Every vote counts

December 04, 2005

Americans' electronic election tallies still are not safe or reliable, according to a thorough review by the Government Accountability Office, and won't be in time for the balloting in 2006. The problem: lack of meaningful national standards for how the machines should work and how to independently verify results. The solution: Fully fund and support the U.S. Election Assistance Commission, which is assigned to set these standards, and ensure states abide by them.

Maryland, which is doing a lot of testing on the voter side of the equipment, has its set of standards, for example; California another set. North Carolina set its own standard, including a wise requirement that companies submit a copy of the source code that runs the machines so it could be examined - then last week approved machines made by Diebold, which had refused to submit its source code.

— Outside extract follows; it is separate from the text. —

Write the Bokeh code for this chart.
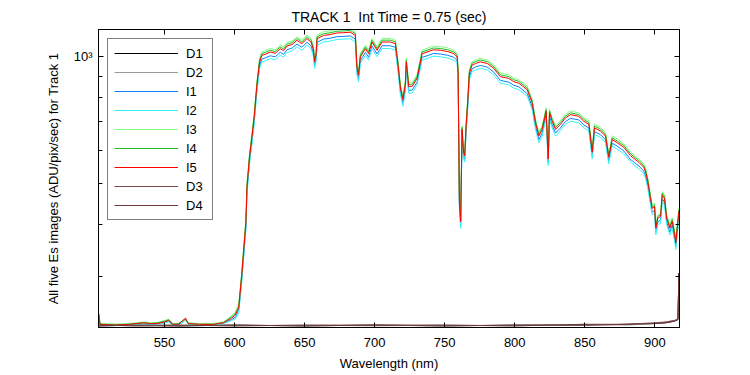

This does not build confidence in a system in which tiny pixels on a screen are translated into who runs the country.

All Americans must feel confident that their votes are recorded correctly and remain the same through tallying, transmission and final counting. Voters in some parts of California, Pennsylvania, North Carolina, Florida and Maryland could not feel that way in the 2004 election, the GAO reported. Some ballots had the wrong races on them. Some machines accepted votes after their memory cards were full, so an unknown number of ballots were lost. In Maryland, a computer transmitting vote totals was connected directly to the Internet without a firewall - open season for hackers.

The election commission was created in 2002, along with funding incentives to entice states to buy reliable electronic systems. The states bought the systems, but the commission was slow to start because of funding and staffing issues. It has not updated its vague system standards and ineffective testing requirements, which leaves states to fly blind. This year, it must, at the least, require states to equip their machines with some backup, likely paper, with which single votes and vote totals can be audited.

Most nations do not use private companies to count their national election results; if the United States must, it had better make sure the voting, counting and transmission of poll data are as transparent and auditable - at every point - as possible.